** START **

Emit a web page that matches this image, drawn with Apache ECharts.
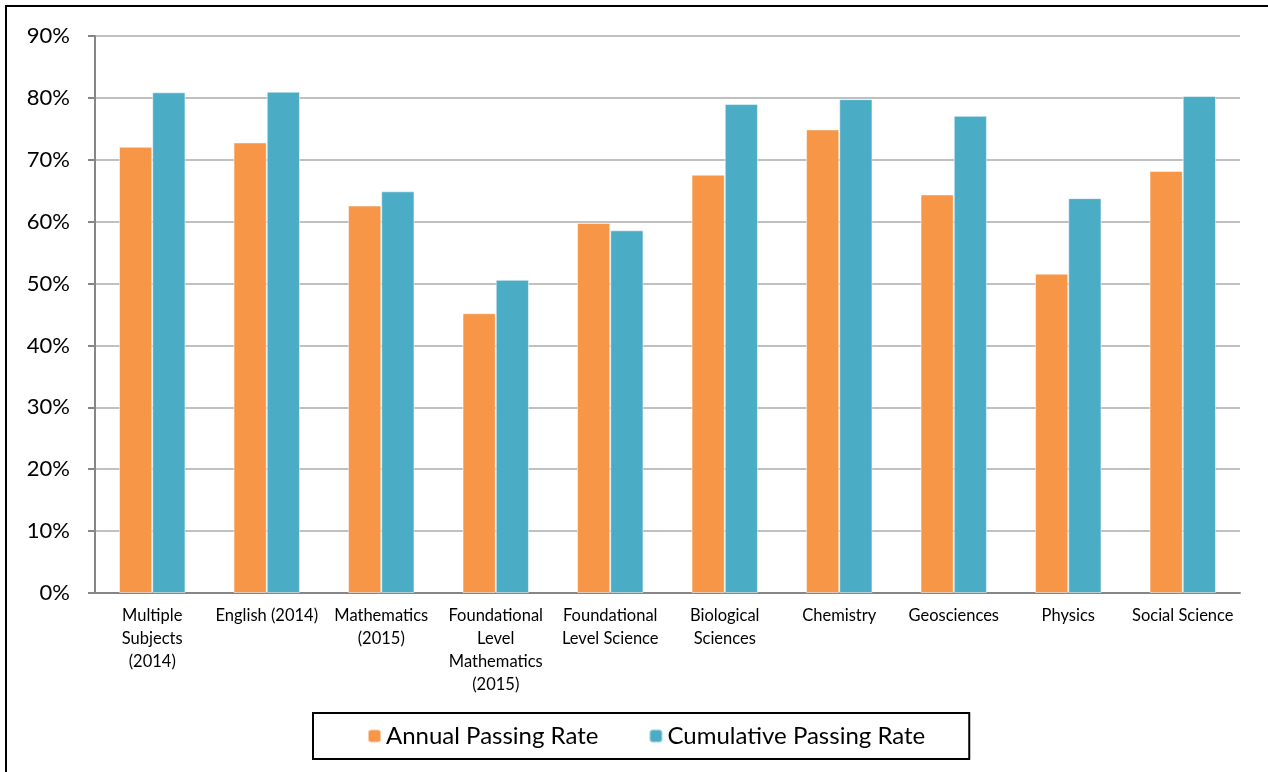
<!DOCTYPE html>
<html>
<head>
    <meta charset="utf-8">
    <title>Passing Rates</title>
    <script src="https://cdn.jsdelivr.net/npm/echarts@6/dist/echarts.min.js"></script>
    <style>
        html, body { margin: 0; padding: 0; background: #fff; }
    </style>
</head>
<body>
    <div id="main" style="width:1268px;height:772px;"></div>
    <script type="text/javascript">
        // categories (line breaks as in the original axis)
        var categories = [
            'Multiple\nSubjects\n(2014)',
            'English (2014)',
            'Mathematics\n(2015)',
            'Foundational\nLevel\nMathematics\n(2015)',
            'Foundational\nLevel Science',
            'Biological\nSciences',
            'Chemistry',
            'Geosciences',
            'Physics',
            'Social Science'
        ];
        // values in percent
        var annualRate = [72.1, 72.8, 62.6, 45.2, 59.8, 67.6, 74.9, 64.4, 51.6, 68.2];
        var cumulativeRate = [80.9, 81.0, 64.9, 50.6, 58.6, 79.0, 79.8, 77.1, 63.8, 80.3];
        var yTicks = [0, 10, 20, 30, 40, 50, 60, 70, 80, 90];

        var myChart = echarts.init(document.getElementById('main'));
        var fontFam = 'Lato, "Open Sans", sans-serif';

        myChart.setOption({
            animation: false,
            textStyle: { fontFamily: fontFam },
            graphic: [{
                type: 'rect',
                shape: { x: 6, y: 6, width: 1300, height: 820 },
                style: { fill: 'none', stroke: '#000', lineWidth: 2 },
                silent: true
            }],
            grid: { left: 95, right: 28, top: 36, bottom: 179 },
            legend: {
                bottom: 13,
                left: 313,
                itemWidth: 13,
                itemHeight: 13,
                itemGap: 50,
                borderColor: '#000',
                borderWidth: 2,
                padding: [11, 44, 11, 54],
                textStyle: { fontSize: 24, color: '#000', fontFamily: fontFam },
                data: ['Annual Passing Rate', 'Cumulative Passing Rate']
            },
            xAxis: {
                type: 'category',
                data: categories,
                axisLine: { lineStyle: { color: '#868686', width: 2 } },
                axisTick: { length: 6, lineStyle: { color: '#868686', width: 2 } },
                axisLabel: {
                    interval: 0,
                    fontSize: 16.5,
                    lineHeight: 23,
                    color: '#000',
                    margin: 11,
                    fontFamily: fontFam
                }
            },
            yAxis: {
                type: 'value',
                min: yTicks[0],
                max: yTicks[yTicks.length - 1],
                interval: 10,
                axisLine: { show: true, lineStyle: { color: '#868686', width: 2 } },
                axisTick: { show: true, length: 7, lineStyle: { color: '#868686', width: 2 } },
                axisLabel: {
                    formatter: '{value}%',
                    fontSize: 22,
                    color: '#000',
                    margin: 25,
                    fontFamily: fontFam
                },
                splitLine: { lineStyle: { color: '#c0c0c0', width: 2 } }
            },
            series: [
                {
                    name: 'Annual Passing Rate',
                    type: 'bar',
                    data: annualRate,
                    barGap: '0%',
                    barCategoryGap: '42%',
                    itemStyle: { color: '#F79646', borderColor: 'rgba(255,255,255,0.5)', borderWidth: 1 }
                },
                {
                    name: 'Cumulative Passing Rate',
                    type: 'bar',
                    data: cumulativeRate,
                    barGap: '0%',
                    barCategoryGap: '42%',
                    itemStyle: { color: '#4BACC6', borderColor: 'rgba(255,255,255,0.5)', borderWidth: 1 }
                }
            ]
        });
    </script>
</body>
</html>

** END **

▶ **What the exercise asks**
Restate the data above exactly, stripping out each image.

▶ **Completed exercise**
Emit a web page that matches this image, drawn with Apache ECharts.
<!DOCTYPE html>
<html>
<head>
    <meta charset="utf-8">
    <title>Passing Rates</title>
    <script src="https://cdn.jsdelivr.net/npm/echarts@6/dist/echarts.min.js"></script>
    <style>
        html, body { margin: 0; padding: 0; background: #fff; }
    </style>
</head>
<body>
    <div id="main" style="width:1268px;height:772px;"></div>
    <script type="text/javascript">
        // categories (line breaks as in the original axis)
        var categories = [
            'Multiple\nSubjects\n(2014)',
            'English (2014)',
            'Mathematics\n(2015)',
            'Foundational\nLevel\nMathematics\n(2015)',
            'Foundational\nLevel Science',
            'Biological\nSciences',
            'Chemistry',
            'Geosciences',
            'Physics',
            'Social Science'
        ];
        // values in percent
        var annualRate = [72.1, 72.8, 62.6, 45.2, 59.8, 67.6, 74.9, 64.4, 51.6, 68.2];
        var cumulativeRate = [80.9, 81.0, 64.9, 50.6, 58.6, 79.0, 79.8, 77.1, 63.8, 80.3];
        var yTicks = [0, 10, 20, 30, 40, 50, 60, 70, 80, 90];

        var myChart = echarts.init(document.getElementById('main'));
        var fontFam = 'Lato, "Open Sans", sans-serif';

        myChart.setOption({
            animation: false,
            textStyle: { fontFamily: fontFam },
            graphic: [{
                type: 'rect',
                shape: { x: 6, y: 6, width: 1300, height: 820 },
                style: { fill: 'none', stroke: '#000', lineWidth: 2 },
                silent: true
            }],
            grid: { left: 95, right: 28, top: 36, bottom: 179 },
            legend: {
                bottom: 13,
                left: 313,
                itemWidth: 13,
                itemHeight: 13,
                itemGap: 50,
                borderColor: '#000',
                borderWidth: 2,
                padding: [11, 44, 11, 54],
                textStyle: { fontSize: 24, color: '#000', fontFamily: fontFam },
                data: ['Annual Passing Rate', 'Cumulative Passing Rate']
            },
            xAxis: {
                type: 'category',
                data: categories,
                axisLine: { lineStyle: { color: '#868686', width: 2 } },
                axisTick: { length: 6, lineStyle: { color: '#868686', width: 2 } },
                axisLabel: {
                    interval: 0,
                    fontSize: 16.5,
                    lineHeight: 23,
                    color: '#000',
                    margin: 11,
                    fontFamily: fontFam
                }
            },
            yAxis: {
                type: 'value',
                min: yTicks[0],
                max: yTicks[yTicks.length - 1],
                interval: 10,
                axisLine: { show: true, lineStyle: { color: '#868686', width: 2 } },
                axisTick: { show: true, length: 7, lineStyle: { color: '#868686', width: 2 } },
                axisLabel: {
                    formatter: '{value}%',
                    fontSize: 22,
                    color: '#000',
                    margin: 25,
                    fontFamily: fontFam
                },
                splitLine: { lineStyle: { color: '#c0c0c0', width: 2 } }
            },
            series: [
                {
                    name: 'Annual Passing Rate',
                    type: 'bar',
                    data: annualRate,
                    barGap: '0%',
                    barCategoryGap: '42%',
                    itemStyle: { color: '#F79646', borderColor: 'rgba(255,255,255,0.5)', borderWidth: 1 }
                },
                {
                    name: 'Cumulative Passing Rate',
                    type: 'bar',
                    data: cumulativeRate,
                    barGap: '0%',
                    barCategoryGap: '42%',
                    itemStyle: { color: '#4BACC6', borderColor: 'rgba(255,255,255,0.5)', borderWidth: 1 }
                }
            ]
        });
    </script>
</body>
</html>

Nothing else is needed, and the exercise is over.